**** Provided data ****

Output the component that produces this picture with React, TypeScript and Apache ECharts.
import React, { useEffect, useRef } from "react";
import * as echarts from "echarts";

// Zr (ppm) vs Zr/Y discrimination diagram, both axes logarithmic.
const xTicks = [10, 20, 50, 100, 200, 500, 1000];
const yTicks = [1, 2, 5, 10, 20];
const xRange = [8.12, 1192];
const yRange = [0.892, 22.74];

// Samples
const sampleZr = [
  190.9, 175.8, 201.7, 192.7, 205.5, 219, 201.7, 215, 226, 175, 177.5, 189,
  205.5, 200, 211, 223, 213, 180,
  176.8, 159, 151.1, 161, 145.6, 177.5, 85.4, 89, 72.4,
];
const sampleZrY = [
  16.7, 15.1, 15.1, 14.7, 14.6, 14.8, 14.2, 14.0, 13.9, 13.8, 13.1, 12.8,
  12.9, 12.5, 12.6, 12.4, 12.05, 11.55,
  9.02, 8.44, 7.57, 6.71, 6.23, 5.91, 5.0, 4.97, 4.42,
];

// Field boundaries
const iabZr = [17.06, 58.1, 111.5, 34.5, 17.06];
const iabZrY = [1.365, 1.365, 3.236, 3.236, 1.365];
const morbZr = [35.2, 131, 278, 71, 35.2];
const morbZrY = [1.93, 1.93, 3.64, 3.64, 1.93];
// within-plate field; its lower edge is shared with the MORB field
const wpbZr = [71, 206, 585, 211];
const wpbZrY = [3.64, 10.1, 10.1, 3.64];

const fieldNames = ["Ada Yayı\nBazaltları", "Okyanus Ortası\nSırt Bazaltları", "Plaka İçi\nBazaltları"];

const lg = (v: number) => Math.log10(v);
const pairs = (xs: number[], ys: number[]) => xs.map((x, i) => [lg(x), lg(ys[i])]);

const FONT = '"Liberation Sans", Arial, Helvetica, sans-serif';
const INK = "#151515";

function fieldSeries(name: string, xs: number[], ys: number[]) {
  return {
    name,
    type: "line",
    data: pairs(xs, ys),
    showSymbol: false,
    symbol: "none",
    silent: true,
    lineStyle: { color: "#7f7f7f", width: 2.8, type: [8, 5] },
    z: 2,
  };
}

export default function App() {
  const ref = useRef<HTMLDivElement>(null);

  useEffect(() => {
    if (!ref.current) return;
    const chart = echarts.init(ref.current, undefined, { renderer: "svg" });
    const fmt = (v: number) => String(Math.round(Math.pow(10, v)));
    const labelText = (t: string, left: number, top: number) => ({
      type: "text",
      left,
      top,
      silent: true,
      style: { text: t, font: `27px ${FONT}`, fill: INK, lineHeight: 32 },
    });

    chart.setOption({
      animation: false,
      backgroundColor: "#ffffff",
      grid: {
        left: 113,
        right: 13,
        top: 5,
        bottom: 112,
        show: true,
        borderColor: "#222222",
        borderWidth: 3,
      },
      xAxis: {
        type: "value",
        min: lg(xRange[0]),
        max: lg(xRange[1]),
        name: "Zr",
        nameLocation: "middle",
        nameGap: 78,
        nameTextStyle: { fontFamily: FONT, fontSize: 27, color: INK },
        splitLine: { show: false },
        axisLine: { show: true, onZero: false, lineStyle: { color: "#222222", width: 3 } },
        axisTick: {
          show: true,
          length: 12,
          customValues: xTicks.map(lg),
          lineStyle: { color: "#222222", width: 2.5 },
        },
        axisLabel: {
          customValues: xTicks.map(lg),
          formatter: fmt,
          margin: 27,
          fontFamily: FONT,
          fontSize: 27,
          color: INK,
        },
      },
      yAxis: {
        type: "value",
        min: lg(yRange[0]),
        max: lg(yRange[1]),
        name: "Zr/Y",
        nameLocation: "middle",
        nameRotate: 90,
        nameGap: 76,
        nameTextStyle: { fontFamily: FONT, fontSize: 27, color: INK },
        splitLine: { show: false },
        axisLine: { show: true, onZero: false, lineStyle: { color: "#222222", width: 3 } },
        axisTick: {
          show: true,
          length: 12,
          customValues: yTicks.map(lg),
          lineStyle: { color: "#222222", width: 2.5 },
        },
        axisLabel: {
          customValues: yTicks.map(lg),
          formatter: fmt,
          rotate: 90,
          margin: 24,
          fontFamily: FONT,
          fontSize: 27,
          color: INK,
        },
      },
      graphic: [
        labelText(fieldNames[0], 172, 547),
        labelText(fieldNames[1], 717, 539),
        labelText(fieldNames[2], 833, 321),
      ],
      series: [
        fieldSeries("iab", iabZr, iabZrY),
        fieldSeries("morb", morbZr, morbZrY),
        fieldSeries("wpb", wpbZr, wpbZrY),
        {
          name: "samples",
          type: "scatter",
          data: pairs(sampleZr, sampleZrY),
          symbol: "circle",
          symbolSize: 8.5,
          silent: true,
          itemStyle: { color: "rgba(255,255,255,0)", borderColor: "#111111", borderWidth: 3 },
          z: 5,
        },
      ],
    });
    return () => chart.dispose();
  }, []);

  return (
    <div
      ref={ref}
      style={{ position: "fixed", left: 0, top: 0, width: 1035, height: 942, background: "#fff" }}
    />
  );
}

****

Task brief> Find "React". Copy every line it occurs in.

Answer to the task>
Output the component that produces this picture with React, TypeScript and Apache ECharts.
import React, { useEffect, useRef } from "react";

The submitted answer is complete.